Crime is closely connected with poverty and population exacerbated by unwanted pregnancy and dysfunctional families. The criminals, after all, are just like you and me. They belong to some form of family in one way or the other, and they were once children who grew up in unique environments. What sets them apart is that their environment and family are hostile to their growth and as such, they become more likely to commit some crime than one who is born into relatively better circumstances. In the same vein, abortion becomes more than just an empowerment for women it likewise serves as an equalizing factor in society. Fetuses that comparatively have a remote chance in surviving and developing normally because of being born underprivileged and unwanted, are aborted even before they develop into full adults inclined to commit crimes.

One does not need to stretch the imagination far to see the relation between unwanted children and crime. Statistics do not lie, and for the states that have legalized abortion earlier than most, criminal data show that these were the same states that experienced a huge turnaround in criminality first. It makes sense to attribute the crime drop to the court decision in Roe v. Wade legalizing abortion 20 years prior. The figures all add up in the sense that by 1990 the children of the Roe v. Wade year would have grown into able citizens capable of committing crimes. But precisely because a million underprivileged and unwanted babies are reported to have been aborted around that period, a proportionate number of would-be criminals and their crimes have likewise disappeared decades afterwards. What is more utterly convincing is the reality that mothers know what is best for their baby and for their families. If they choose abortion it is quite probable that they decide so for a good reason. For a myriad reasons such as being unable to raise the kid, resenting having a baby or for the simple fact that the mothers are not yet ready to take on the huge responsibility of another mouth to feed, the mothers in turn weigh the consequences of their actions against the inaction of forcing to have the baby in a world of economic and social inequality. Pro-life and civil liberties activists might argue that the unborn kid has just as much chance to make it great in the world. In reality, however, children are born unequal and such inequality only becomes worse when they grow up. Pro-creative choices viz. abortion empowered women to determine what is best for both the mother and her child. Indeed, a significant number of fetuses that would have otherwise been born into hostile environments were aborted. Potential criminal elements, who supposedly should have wreaked havoc in the 1990’s had arguably disappeared because of legalized abortion. To ask ‘where have all the criminals gone’ is to first inquire whether these criminals have been born in the first place.

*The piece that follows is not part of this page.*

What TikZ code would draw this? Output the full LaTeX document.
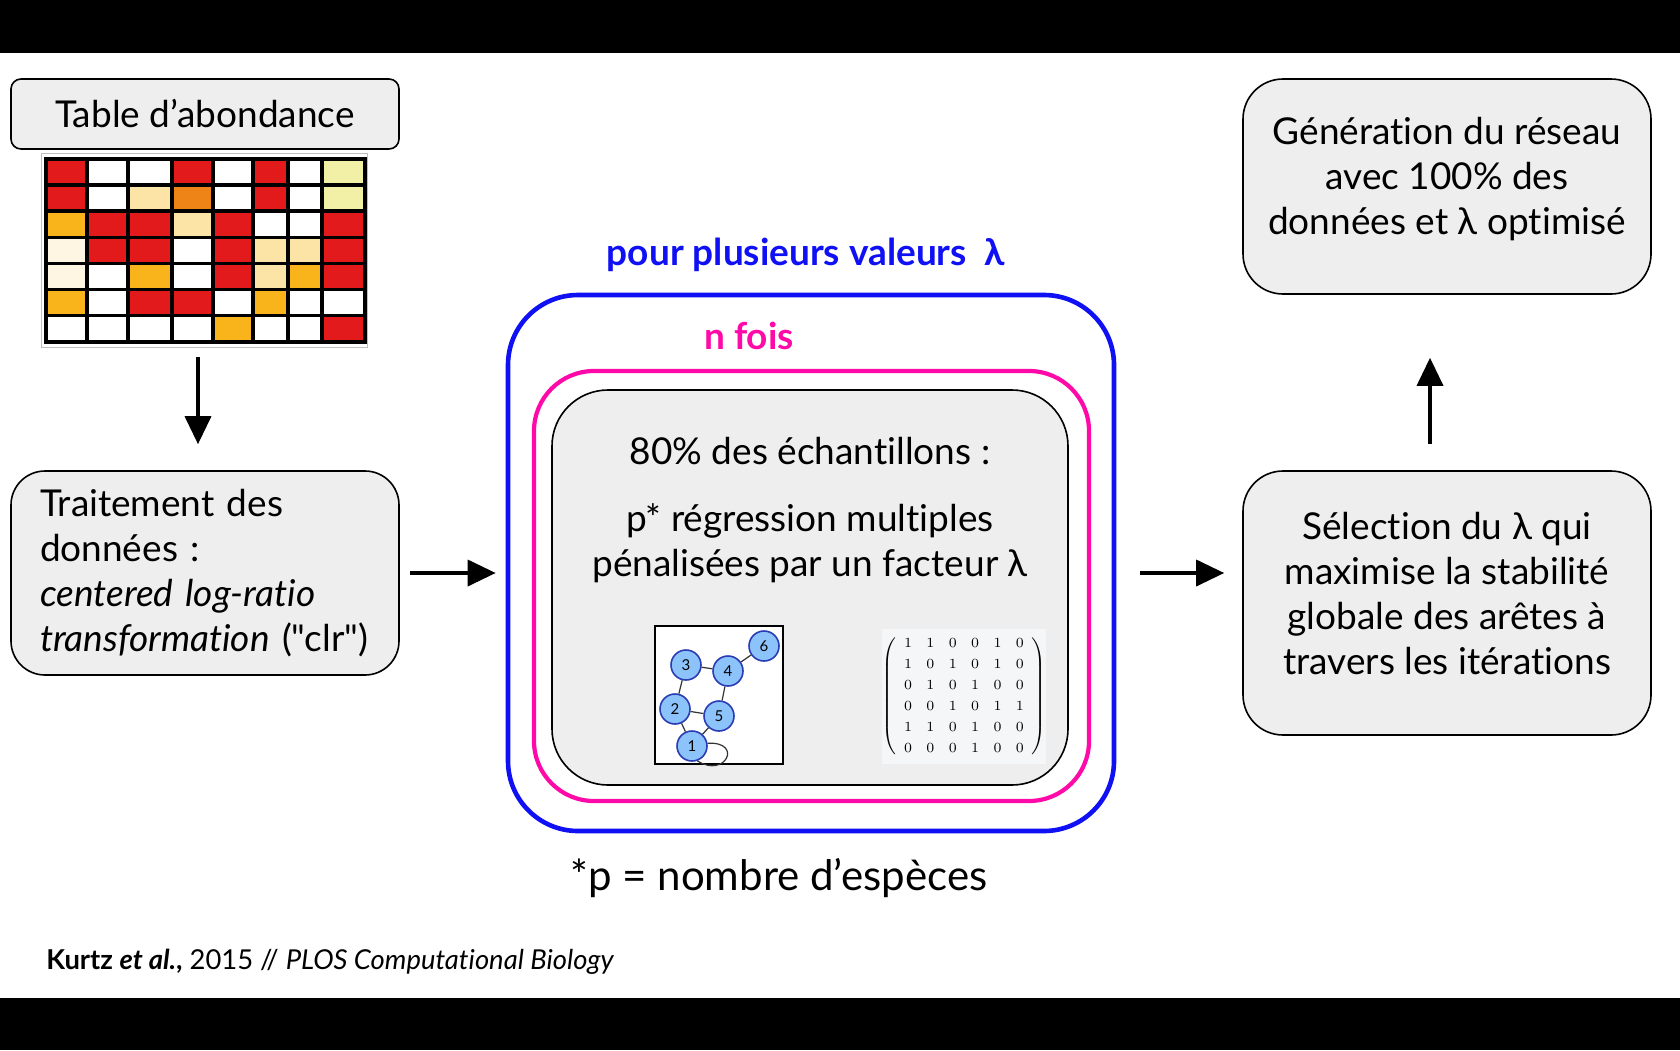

The only practical problem to the theory is the difficulty in drawing the connection between events spaced far in-between. Who would have guessed that an event in the present is merely a consequence or a by-product of the events of the distant past? Yet this is exactly what the authors want to say in the book. Sometimes the causes and connections need not be immediate or fresh. The number of years that it takes for results to happen does not change the fact that trends usually happen slowly and gradually from a supposedly innocuous cause.

Reference

Levitt, S. D. & Dubner, S.J. (2007). Freakonomics: a rogue economist explores the hidden

side of everything. New York: Penguin Books.